Fooling the Detector, Adversarial Attacks on Fake News Models

Spring 2026 CSCI 5541 NLP: Class Project - University of Minnesota

NLP5541

Jason Wang

Cheng-Fu Tseng

Shretij Kapoor



Abstract

Fake news detection models are widely used, but they often rely on superficial patterns rather than true semantic understanding, making them vulnerable to subtle input changes. In this project, we benchmark three models—Plain RoBERTa, SheepDog, and our Enhanced Model—on the PolitiFact dataset to evaluate both standard performance and robustness under perturbed inputs. While SheepDog achieves the highest clean accuracy, our Enhanced Model shows the strongest robustness, with the smallest performance drop under input variations.


Teaser Figure

This figure illustrates how small, meaning-preserving changes to news text can significantly alter model predictions, highlighting the robustness gap between models.

imgname

Overview

We compare three fake news detection models under both clean and perturbed evaluation settings to understand the tradeoff between accuracy and robustness.


Introduction / Background / Motivation

What did you try to do? What problem did you try to solve?

We aim to evaluate how reliable fake news detection models are when the input text is slightly modified without changing its meaning. In real-world scenarios, malicious actors can rephrase or restyle content to evade detection systems, so robustness is just as important as accuracy.

How is it done today, and what are the limits of current practice?

Most fake news detection systems are built using large pre-trained language models such as RoBERTa and are evaluated primarily on clean datasets. However, these models often rely on surface-level statistical cues such as writing style or word frequency. As a result, even small, meaning-preserving changes can cause significant drops in performance.

Who cares? If you are successful, what difference will it make?

Improving robustness in fake news detection is critical for real-world deployment. More reliable models can better withstand adversarial manipulation, helping platforms and users identify misleading content more effectively.


Approach

What did you do exactly? How did you solve the problem? Why did you think it would be successful? Is anything new in your approach?

We implemented and compared three models on the PolitiFact dataset: (1) a Plain RoBERTa baseline, (2) SheepDog, a literature-based model designed to improve robustness through reframing consistency and auxiliary supervision, and (3) our Enhanced Model, which incorporates multiple robustness techniques including adversarial training (FGSM), R-Drop regularization, consistency training on augmented inputs, and fine-grained auxiliary supervision.

All models were evaluated on both clean test data and a perturbed/restyled version of the dataset to simulate distribution shifts and robustness challenges.

What problems did you anticipate?
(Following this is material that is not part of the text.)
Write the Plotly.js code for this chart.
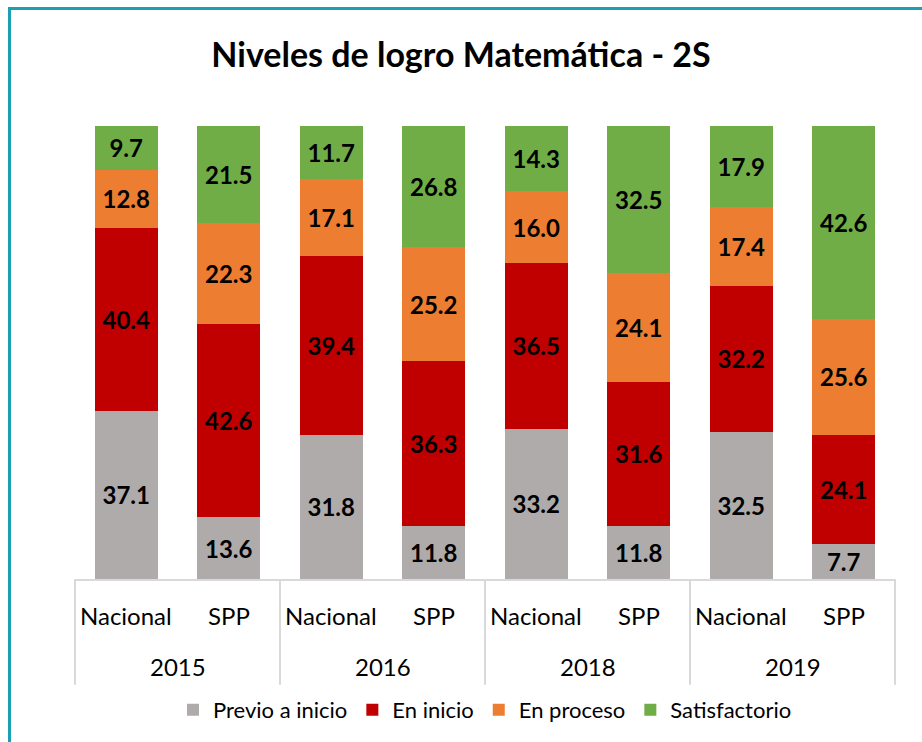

What problems did you encounter? Did the very first thing you tried work?

We anticipated challenges in ensuring fair comparisons across models and maintaining stable training when combining multiple loss components. In practice, we encountered issues such as dependency conflicts, dataset handling inconsistencies, and instability when integrating adversarial training. Additionally, some experiments on extended datasets were incomplete due to runtime issues. Initial baseline models trained successfully, but achieving robustness required more sophisticated techniques and tuning.


Results

How did you measure success? What experiments were used? What were the results? Did you succeed?

We evaluated model performance using accuracy and macro F1-score on both clean and perturbed (restyled) test sets. This allowed us to measure not only standard classification performance but also robustness under input variation.

Model Clean Accuracy Clean F1 Perturbed Accuracy Perturbed F1 F1 Drop
Plain RoBERTa 0.8889 0.8884 0.7889 0.7882 0.1002
SheepDog 0.9444 0.9444 0.8111 0.8111 0.1333
Enhanced Model (Ours) 0.9000 0.8997 0.8222 0.8222 0.0775
Table 1. Performance comparison on PolitiFact dataset

SheepDog achieved the highest performance on clean data, indicating strong in-distribution accuracy. However, our Enhanced Model demonstrated the best robustness, achieving the highest performance on perturbed inputs and the smallest drop in F1 score. This suggests that our approach better generalizes under input variation, which is critical for real-world deployment.





Conclusion and Future Work

Our results show a clear tradeoff between clean accuracy and robustness. While SheepDog performs best on standard benchmarks, our Enhanced Model is more stable under perturbed inputs, making it a promising direction for robust fake news detection.

Currently, our evaluation uses restyled or perturbed variants of the dataset as a proxy for adversarial inputs. In future work, we plan to generate our own adversarial datasets using character-, token-, and sentence-level perturbations to better simulate real-world evasion strategies.

Our work is partially reproducible using the provided training pipelines and publicly available datasets, though improvements such as multi-seed evaluation and standardized hyperparameters are needed for stronger reproducibility.

Potential risks include misuse of adversarial techniques to intentionally evade detection systems. To mitigate this, our focus is on improving model robustness rather than enabling attacks.

Future extensions include expanding to additional datasets, improving adversarial generation methods, and analyzing model failures to better understand linguistic vulnerabilities.